Le 29 juillet 1940, Georges Giraudon rédige une lettre d’excuse destinée à Monsieur Pfirsch.

Lettre d’excuses de M. Giraudon à M. Pfirsch
Réprimande de l’Inspection Académique envoyée à M. Giraudon


A cinquante-quatre ans, Georges Giraudon termine sa carrière d’instituteur en faisant valoir ses droits à la retraite le 31 décembre 1941. Avec sa femme, ils s’installent au Blanc dans une maison nommée la Villa Pax.
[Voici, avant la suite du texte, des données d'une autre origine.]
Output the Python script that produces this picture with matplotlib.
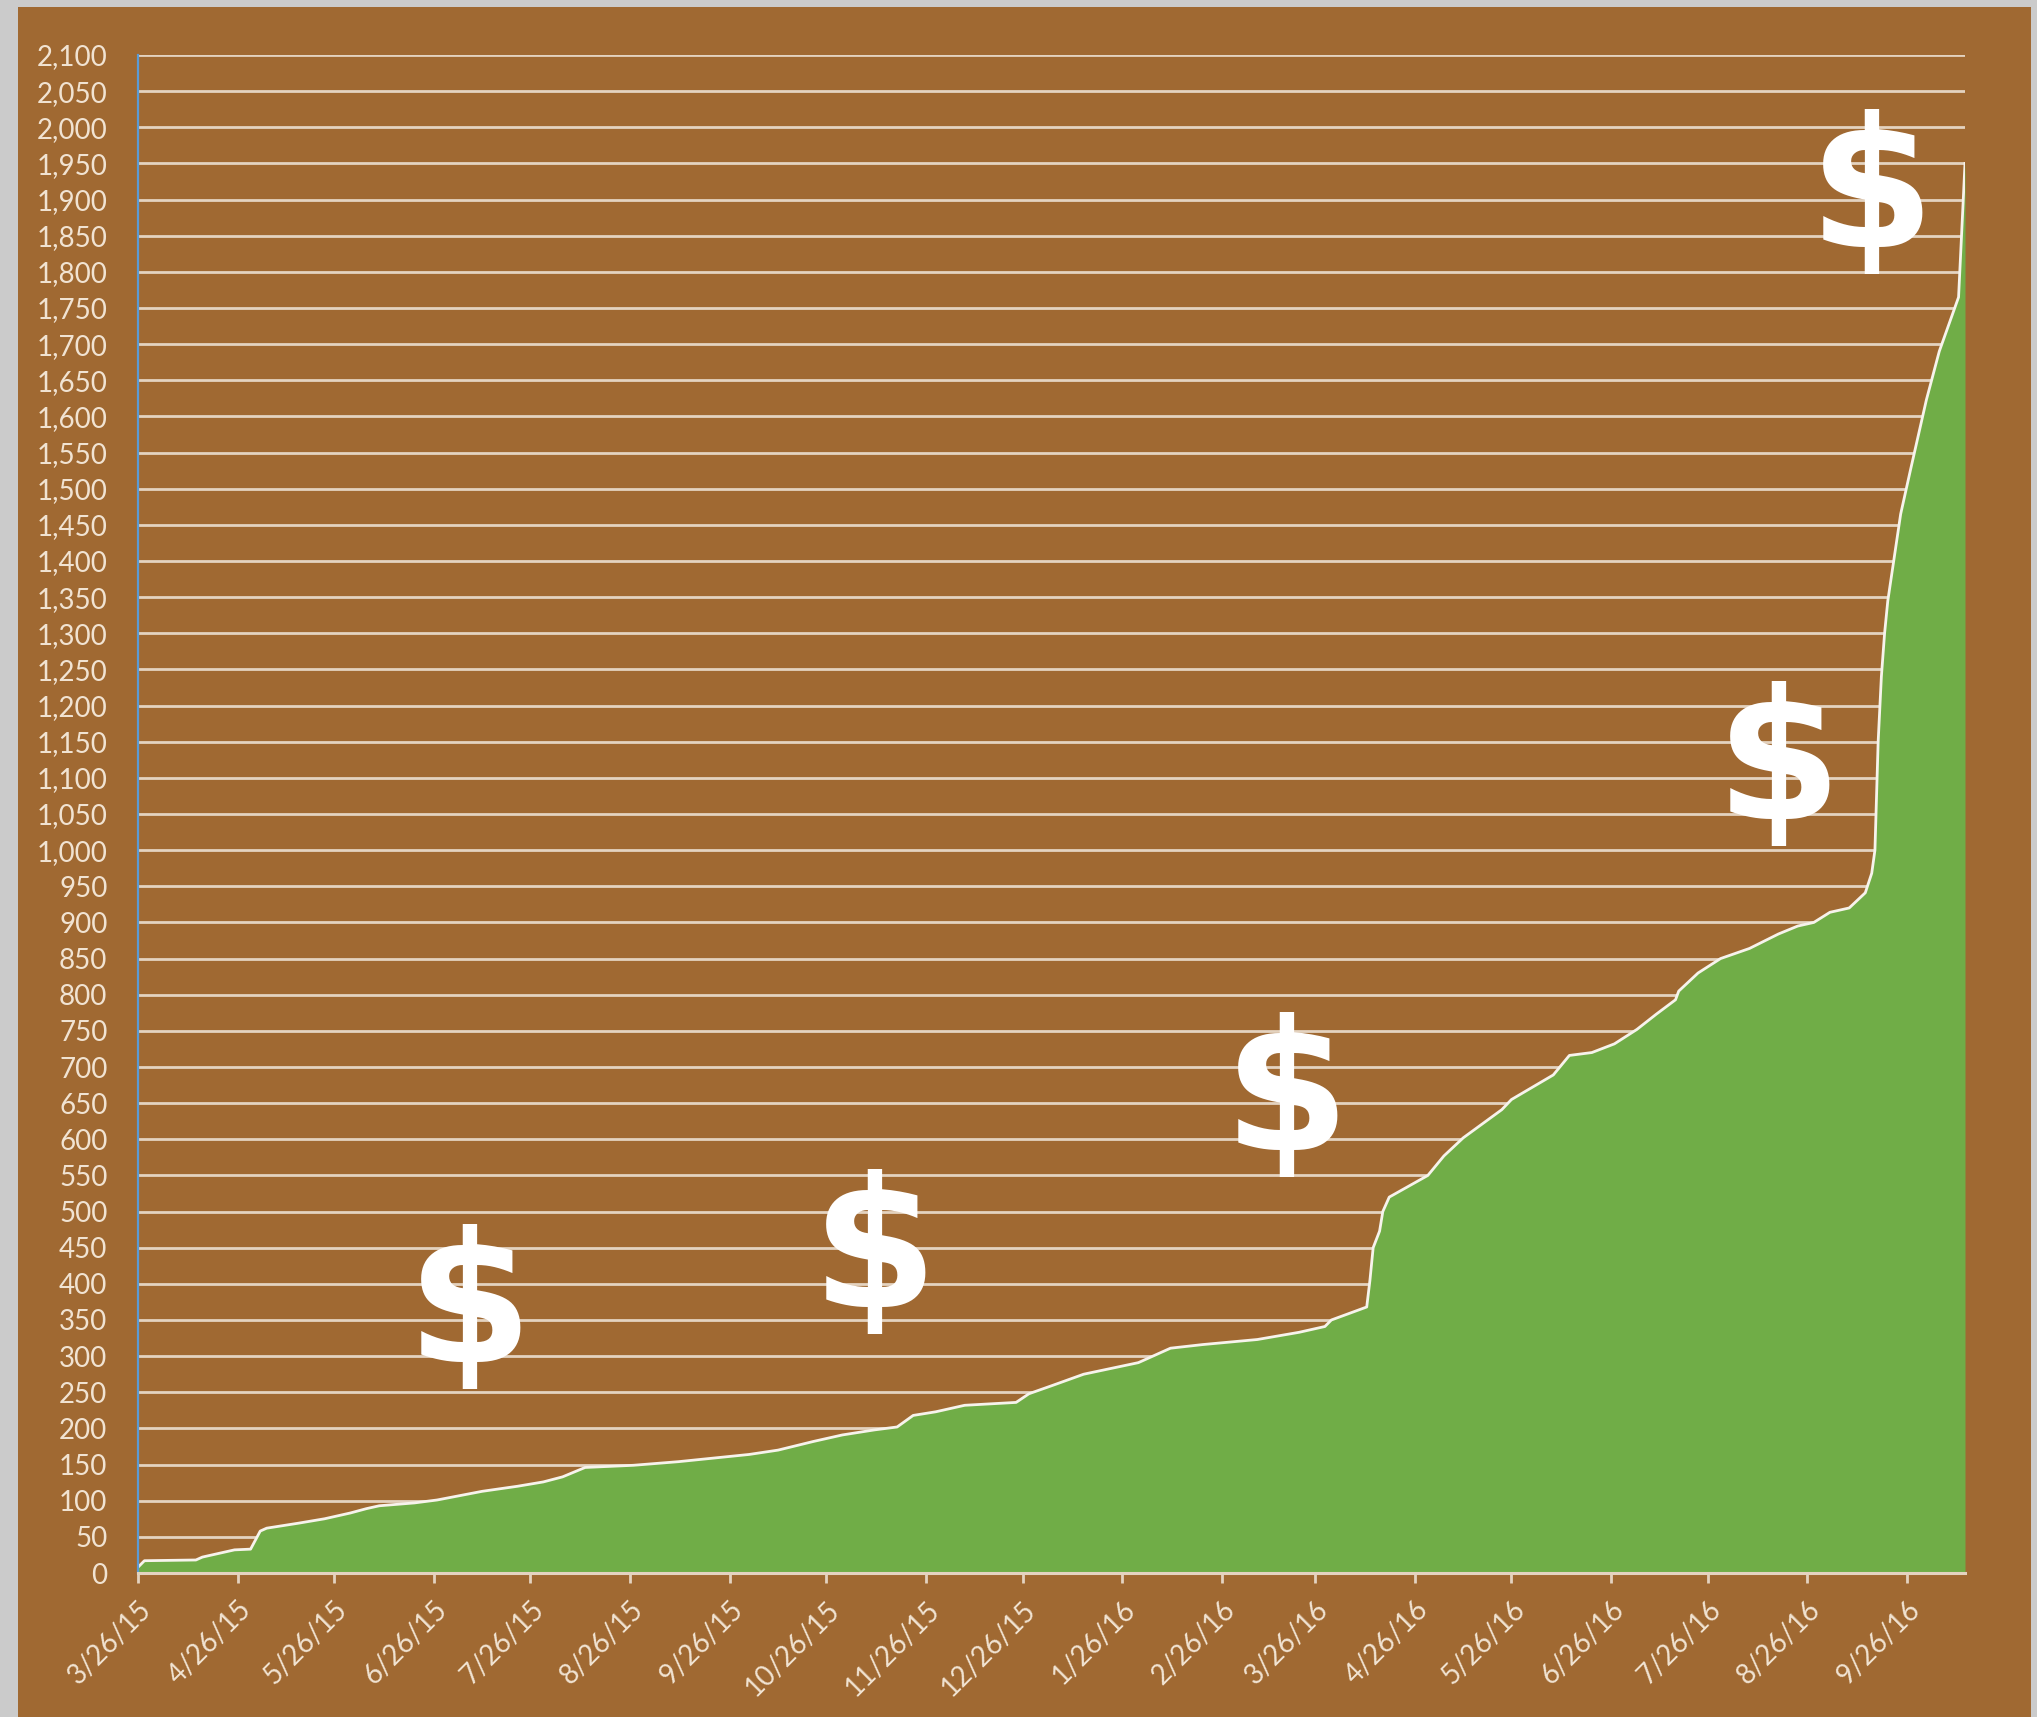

L’instituteur berrichon y décède vingt-cinq ans plus tard.

Sources des archives départementales de l’Indre :
-Dossier de carrière d’instituteur de Georges Giraudon – cote 888 W 65
-Fiche matricule militaire de Georges Giraudon – cote R 2419
-Carte postale de l’école de Buzançais – Carte postale isolée 11 Fi

Un avis sur « Un dossier de carrière d’instituteur : Georges Giraudon, directeur à Buzançais »

  1. merci pour ce travail très intéressant mon grand père avait du caractère sa carrière est assez exemplaire et je peux maintenant mieux la suivre meme si j’en connaissait une partie. En retraite au Blanc en vacance s je le voyais partir à l’école pour préparer des élèves au certificat.